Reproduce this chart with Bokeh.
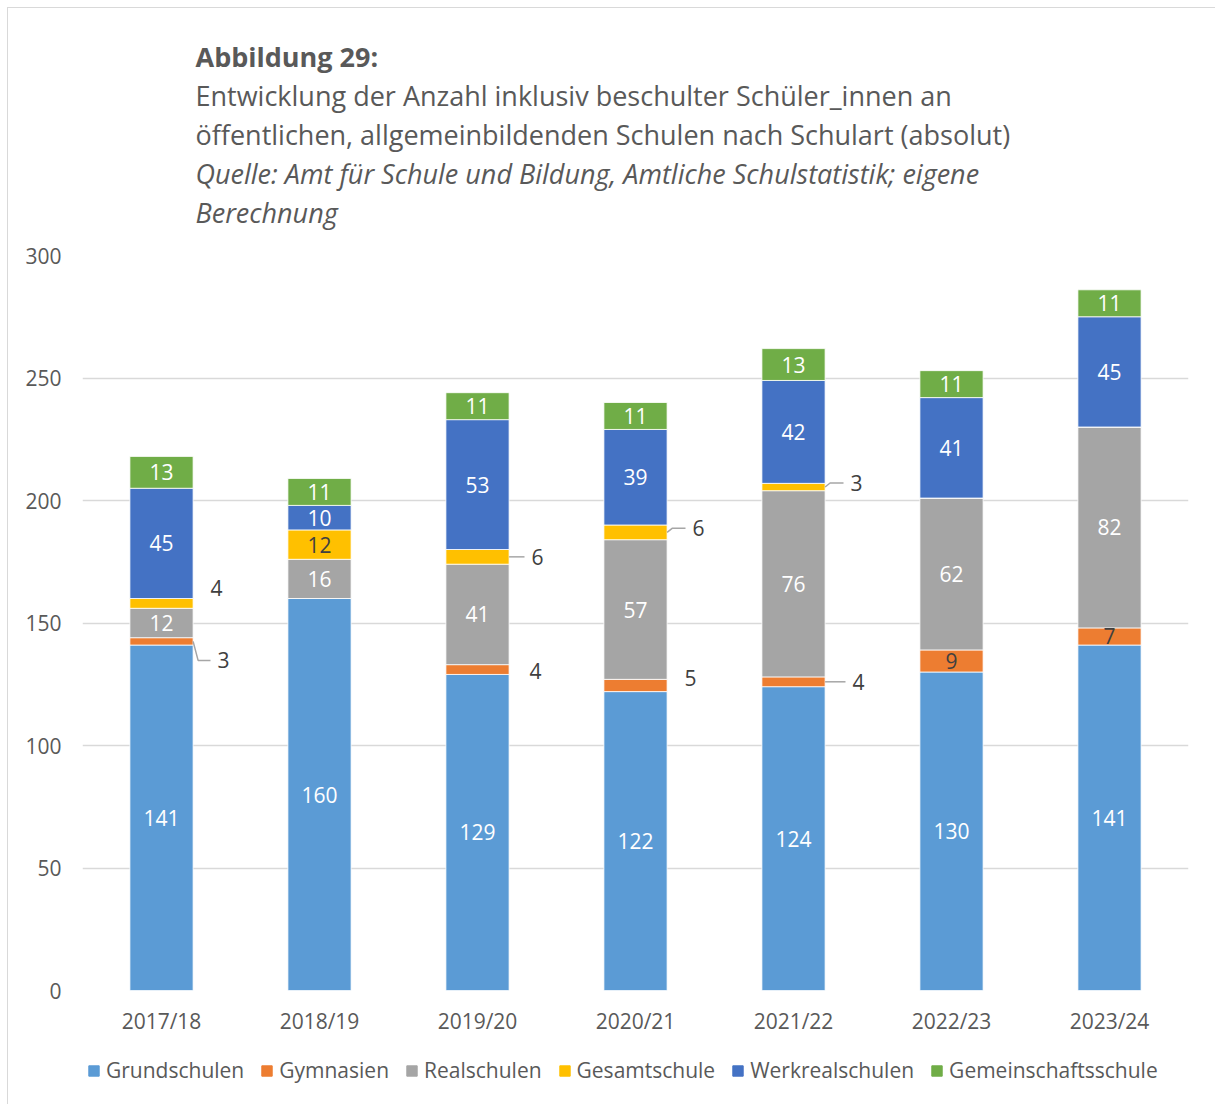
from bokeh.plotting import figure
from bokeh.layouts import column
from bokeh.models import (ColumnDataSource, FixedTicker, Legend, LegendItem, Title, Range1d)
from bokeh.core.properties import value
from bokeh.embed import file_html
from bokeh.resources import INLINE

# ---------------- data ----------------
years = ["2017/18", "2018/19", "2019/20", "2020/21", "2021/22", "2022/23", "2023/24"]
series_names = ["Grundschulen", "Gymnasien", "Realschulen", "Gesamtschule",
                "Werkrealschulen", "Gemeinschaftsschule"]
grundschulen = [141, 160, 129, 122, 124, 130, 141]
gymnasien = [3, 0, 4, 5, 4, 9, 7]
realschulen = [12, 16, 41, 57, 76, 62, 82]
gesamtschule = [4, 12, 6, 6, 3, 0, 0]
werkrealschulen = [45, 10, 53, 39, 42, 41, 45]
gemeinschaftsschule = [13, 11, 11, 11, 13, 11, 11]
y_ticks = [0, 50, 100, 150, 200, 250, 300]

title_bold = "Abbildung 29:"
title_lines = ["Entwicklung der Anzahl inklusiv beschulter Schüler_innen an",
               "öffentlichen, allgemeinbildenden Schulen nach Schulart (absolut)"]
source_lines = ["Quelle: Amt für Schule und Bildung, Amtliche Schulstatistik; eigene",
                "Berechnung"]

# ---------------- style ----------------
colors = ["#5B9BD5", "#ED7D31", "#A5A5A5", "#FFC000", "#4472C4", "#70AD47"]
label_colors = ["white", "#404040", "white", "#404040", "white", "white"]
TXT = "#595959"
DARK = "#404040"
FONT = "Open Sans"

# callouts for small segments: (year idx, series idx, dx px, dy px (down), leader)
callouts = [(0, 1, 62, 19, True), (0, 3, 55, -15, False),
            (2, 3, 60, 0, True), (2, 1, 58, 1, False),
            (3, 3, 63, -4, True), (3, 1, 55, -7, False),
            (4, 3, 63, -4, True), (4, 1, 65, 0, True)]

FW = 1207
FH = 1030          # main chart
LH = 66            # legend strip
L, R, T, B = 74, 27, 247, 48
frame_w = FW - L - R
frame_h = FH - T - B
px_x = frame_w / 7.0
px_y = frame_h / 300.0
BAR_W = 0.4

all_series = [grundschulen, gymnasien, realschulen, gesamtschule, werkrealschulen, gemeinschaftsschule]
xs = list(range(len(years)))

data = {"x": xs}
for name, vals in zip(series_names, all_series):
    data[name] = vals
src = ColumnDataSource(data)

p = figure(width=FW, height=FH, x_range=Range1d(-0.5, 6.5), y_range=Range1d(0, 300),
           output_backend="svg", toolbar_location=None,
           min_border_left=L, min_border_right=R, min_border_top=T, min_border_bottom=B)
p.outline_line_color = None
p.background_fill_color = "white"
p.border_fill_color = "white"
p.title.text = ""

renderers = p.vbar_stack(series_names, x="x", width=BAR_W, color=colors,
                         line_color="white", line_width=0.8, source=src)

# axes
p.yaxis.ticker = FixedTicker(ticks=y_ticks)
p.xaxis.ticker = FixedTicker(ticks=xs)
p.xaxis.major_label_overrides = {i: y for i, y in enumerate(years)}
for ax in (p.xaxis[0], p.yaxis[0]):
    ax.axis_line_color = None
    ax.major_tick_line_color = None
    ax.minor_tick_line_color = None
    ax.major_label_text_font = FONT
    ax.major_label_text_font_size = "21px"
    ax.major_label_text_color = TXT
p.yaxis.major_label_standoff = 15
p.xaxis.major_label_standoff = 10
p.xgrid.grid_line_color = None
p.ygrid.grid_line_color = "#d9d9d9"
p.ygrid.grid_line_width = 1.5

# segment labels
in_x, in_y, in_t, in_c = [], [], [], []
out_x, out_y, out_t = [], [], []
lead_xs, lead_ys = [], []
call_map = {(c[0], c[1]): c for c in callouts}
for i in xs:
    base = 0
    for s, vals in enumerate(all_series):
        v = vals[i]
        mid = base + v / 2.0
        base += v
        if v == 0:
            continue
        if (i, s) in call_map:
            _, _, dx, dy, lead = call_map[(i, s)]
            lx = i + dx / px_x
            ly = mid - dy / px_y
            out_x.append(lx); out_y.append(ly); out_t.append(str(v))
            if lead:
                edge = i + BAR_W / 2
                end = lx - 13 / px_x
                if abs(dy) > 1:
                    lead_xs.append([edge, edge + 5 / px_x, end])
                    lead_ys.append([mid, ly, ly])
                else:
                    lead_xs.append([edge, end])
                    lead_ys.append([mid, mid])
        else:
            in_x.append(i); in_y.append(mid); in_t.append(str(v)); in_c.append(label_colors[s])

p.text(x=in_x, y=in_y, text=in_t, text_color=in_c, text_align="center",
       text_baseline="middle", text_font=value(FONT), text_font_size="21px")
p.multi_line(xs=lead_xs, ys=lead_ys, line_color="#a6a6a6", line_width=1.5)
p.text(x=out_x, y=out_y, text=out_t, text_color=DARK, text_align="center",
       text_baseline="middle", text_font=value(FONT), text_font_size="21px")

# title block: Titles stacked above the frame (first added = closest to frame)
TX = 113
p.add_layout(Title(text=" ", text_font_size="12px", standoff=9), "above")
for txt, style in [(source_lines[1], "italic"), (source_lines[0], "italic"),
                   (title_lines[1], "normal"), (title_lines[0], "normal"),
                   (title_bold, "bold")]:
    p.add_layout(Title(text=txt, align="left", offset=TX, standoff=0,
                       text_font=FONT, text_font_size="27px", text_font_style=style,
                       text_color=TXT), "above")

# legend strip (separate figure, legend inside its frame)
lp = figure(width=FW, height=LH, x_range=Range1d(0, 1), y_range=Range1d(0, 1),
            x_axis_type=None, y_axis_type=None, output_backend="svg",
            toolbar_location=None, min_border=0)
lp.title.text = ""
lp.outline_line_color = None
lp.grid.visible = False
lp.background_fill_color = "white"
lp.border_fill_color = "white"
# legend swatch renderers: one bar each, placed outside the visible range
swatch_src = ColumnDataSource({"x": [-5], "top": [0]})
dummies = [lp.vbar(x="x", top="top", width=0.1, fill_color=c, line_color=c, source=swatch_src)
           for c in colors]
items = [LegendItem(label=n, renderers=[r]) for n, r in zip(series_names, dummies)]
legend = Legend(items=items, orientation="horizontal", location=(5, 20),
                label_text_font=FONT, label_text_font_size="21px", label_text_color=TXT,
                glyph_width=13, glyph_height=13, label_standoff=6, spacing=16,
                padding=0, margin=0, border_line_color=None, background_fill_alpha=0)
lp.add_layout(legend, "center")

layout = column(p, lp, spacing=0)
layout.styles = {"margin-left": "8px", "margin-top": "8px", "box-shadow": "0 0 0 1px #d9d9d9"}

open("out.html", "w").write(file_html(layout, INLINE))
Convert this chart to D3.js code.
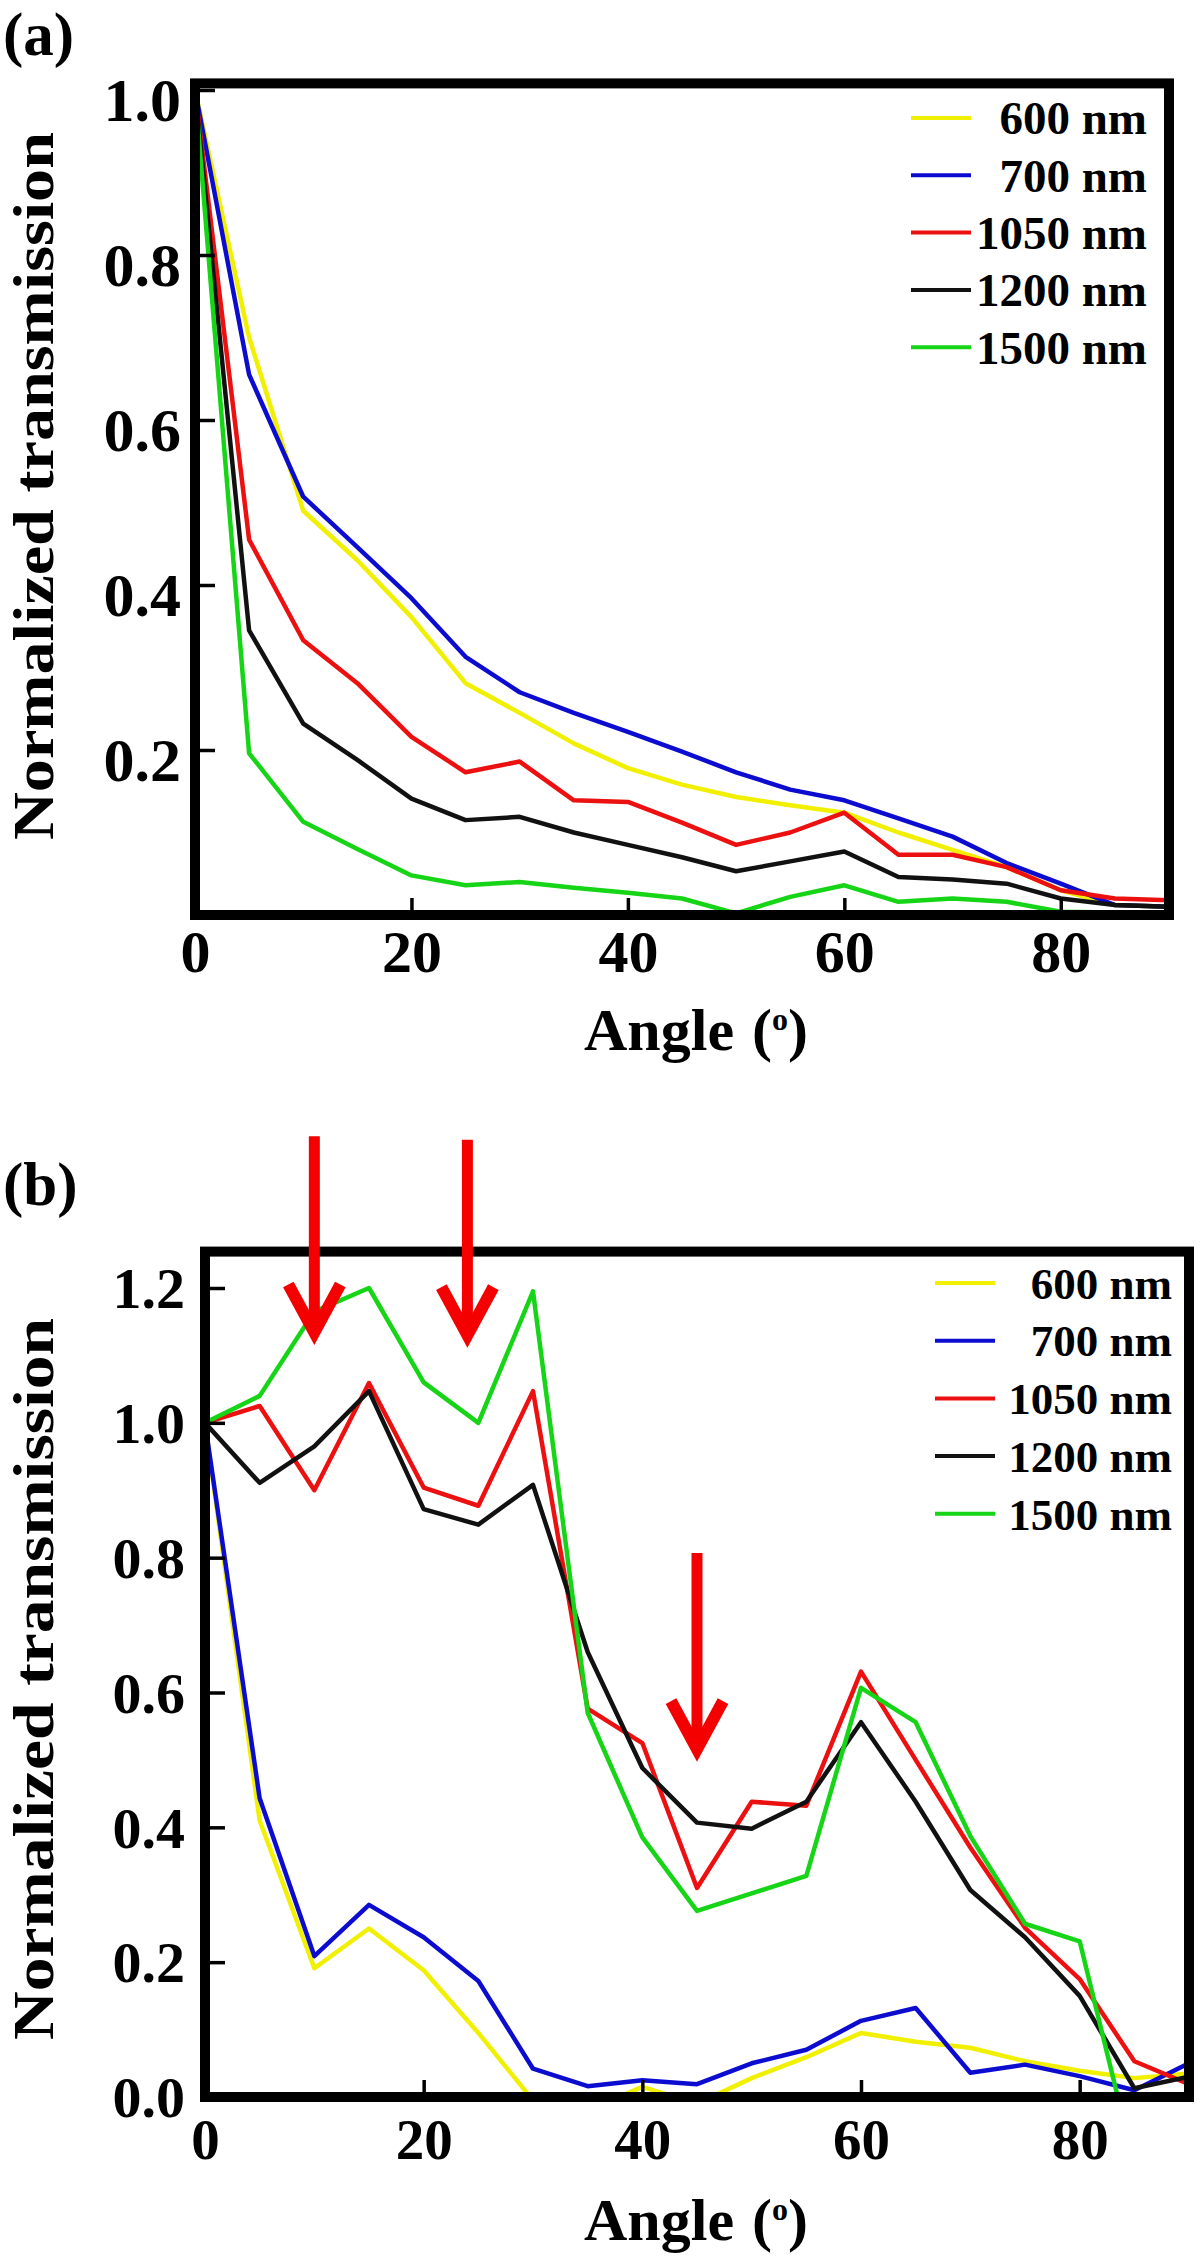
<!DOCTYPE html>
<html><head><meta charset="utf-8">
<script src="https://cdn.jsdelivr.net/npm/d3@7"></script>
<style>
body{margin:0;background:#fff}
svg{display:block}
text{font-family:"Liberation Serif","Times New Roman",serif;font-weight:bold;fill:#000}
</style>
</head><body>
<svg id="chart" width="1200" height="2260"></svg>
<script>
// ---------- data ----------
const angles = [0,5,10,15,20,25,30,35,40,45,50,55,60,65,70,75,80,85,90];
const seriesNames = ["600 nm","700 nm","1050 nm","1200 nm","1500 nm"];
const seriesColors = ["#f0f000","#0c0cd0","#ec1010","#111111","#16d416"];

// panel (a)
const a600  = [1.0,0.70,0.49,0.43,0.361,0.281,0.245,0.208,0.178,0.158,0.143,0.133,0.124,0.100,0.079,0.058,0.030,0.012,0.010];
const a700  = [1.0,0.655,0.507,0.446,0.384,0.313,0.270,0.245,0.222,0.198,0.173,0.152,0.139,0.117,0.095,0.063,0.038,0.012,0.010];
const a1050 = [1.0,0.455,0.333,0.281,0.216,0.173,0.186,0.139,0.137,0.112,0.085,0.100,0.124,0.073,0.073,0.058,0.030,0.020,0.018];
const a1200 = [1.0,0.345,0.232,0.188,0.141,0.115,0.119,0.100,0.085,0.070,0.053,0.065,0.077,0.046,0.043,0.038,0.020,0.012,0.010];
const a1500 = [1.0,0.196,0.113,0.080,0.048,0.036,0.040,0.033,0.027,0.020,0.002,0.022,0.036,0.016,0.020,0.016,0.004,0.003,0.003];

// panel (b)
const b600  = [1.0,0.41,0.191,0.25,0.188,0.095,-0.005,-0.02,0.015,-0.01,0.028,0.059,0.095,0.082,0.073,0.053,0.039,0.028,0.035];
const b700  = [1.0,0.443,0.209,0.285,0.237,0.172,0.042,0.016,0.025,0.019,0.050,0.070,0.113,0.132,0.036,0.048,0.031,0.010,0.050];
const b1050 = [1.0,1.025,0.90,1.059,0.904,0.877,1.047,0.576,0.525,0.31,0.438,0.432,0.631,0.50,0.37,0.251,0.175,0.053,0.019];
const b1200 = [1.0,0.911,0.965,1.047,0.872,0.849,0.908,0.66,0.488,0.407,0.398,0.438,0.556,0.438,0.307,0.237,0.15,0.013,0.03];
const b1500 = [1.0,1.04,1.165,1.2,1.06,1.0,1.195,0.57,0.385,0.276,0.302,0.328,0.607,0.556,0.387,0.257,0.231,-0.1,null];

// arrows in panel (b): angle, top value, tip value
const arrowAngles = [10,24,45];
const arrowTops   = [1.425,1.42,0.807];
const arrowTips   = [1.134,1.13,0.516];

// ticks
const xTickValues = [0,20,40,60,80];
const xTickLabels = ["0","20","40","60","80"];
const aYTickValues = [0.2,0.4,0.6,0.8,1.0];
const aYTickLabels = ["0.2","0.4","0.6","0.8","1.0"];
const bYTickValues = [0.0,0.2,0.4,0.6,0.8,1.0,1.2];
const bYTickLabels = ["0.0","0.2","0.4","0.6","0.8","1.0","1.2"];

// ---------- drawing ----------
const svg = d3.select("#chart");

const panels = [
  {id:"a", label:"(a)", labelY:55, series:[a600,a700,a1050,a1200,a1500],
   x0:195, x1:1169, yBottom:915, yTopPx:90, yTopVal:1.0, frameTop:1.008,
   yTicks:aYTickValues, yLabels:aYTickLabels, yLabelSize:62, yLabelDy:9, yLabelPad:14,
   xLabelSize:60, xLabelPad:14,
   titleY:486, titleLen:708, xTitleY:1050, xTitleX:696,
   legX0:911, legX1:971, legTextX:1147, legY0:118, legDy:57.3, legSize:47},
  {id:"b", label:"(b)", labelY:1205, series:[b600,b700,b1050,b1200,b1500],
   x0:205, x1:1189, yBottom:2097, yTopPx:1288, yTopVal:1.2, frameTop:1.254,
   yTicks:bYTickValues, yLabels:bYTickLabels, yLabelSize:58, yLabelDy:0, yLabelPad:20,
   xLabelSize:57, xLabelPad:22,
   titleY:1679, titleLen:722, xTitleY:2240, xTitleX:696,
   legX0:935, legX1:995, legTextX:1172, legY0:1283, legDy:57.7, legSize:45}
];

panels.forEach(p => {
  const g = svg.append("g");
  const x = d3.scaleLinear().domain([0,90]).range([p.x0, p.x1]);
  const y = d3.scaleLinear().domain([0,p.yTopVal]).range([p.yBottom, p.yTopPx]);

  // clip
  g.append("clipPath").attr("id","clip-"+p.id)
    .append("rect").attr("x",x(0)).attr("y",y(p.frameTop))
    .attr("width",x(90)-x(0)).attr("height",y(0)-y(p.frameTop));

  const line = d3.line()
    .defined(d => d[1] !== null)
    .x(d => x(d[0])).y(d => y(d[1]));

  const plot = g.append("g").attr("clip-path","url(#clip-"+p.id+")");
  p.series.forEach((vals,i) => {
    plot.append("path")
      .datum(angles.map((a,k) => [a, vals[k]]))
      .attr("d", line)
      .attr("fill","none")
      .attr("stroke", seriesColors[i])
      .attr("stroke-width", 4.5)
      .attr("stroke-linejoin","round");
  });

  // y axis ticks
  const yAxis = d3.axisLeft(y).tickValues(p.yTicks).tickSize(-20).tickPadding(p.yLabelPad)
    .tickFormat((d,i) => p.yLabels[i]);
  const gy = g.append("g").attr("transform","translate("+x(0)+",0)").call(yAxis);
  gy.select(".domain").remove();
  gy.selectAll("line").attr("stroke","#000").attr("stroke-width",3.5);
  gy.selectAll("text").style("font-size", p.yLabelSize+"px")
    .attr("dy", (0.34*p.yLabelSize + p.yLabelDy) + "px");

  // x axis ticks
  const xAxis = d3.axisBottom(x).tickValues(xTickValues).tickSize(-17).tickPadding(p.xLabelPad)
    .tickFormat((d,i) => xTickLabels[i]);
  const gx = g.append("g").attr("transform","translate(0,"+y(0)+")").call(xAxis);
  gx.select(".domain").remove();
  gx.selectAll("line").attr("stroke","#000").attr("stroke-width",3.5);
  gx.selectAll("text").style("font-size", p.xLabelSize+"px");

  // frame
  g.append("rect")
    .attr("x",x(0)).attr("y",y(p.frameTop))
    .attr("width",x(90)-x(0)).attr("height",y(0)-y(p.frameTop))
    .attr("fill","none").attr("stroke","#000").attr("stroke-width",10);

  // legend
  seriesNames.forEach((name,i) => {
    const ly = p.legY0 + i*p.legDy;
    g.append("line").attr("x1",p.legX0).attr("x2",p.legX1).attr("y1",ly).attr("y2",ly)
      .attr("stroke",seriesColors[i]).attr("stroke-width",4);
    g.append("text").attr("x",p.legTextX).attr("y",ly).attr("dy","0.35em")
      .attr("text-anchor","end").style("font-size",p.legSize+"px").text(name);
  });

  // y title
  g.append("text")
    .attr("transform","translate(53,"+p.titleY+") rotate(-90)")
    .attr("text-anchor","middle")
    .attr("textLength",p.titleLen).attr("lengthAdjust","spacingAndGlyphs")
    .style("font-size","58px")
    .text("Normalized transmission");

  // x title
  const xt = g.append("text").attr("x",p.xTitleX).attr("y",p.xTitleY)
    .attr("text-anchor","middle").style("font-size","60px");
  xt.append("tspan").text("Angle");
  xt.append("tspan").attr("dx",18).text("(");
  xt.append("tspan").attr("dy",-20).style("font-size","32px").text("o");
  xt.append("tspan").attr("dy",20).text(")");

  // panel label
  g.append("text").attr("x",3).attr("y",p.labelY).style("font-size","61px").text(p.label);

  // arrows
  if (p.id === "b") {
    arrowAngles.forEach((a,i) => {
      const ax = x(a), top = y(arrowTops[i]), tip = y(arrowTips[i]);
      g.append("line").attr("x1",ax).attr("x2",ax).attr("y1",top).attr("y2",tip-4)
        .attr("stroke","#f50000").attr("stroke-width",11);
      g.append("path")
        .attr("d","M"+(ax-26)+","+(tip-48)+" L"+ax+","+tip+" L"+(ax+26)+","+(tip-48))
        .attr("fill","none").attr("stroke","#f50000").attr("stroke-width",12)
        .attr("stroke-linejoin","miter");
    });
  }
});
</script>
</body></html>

☆ ☆ ☆ ☆

INSTRUCTIONS FOR THE TASK:
Go from the first line of the data above to the line containing "(4, 3, 63, -4, True), (4, 1, 65, 0, True)]" and retype exactly those lines, both included, but none of the pictures.

SOLUTION TO THE PROBLEM:
Reproduce this chart with Bokeh.
from bokeh.plotting import figure
from bokeh.layouts import column
from bokeh.models import (ColumnDataSource, FixedTicker, Legend, LegendItem, Title, Range1d)
from bokeh.core.properties import value
from bokeh.embed import file_html
from bokeh.resources import INLINE

# ---------------- data ----------------
years = ["2017/18", "2018/19", "2019/20", "2020/21", "2021/22", "2022/23", "2023/24"]
series_names = ["Grundschulen", "Gymnasien", "Realschulen", "Gesamtschule",
                "Werkrealschulen", "Gemeinschaftsschule"]
grundschulen = [141, 160, 129, 122, 124, 130, 141]
gymnasien = [3, 0, 4, 5, 4, 9, 7]
realschulen = [12, 16, 41, 57, 76, 62, 82]
gesamtschule = [4, 12, 6, 6, 3, 0, 0]
werkrealschulen = [45, 10, 53, 39, 42, 41, 45]
gemeinschaftsschule = [13, 11, 11, 11, 13, 11, 11]
y_ticks = [0, 50, 100, 150, 200, 250, 300]

title_bold = "Abbildung 29:"
title_lines = ["Entwicklung der Anzahl inklusiv beschulter Schüler_innen an",
               "öffentlichen, allgemeinbildenden Schulen nach Schulart (absolut)"]
source_lines = ["Quelle: Amt für Schule und Bildung, Amtliche Schulstatistik; eigene",
                "Berechnung"]

# ---------------- style ----------------
colors = ["#5B9BD5", "#ED7D31", "#A5A5A5", "#FFC000", "#4472C4", "#70AD47"]
label_colors = ["white", "#404040", "white", "#404040", "white", "white"]
TXT = "#595959"
DARK = "#404040"
FONT = "Open Sans"

# callouts for small segments: (year idx, series idx, dx px, dy px (down), leader)
callouts = [(0, 1, 62, 19, True), (0, 3, 55, -15, False),
            (2, 3, 60, 0, True), (2, 1, 58, 1, False),
            (3, 3, 63, -4, True), (3, 1, 55, -7, False),
            (4, 3, 63, -4, True), (4, 1, 65, 0, True)]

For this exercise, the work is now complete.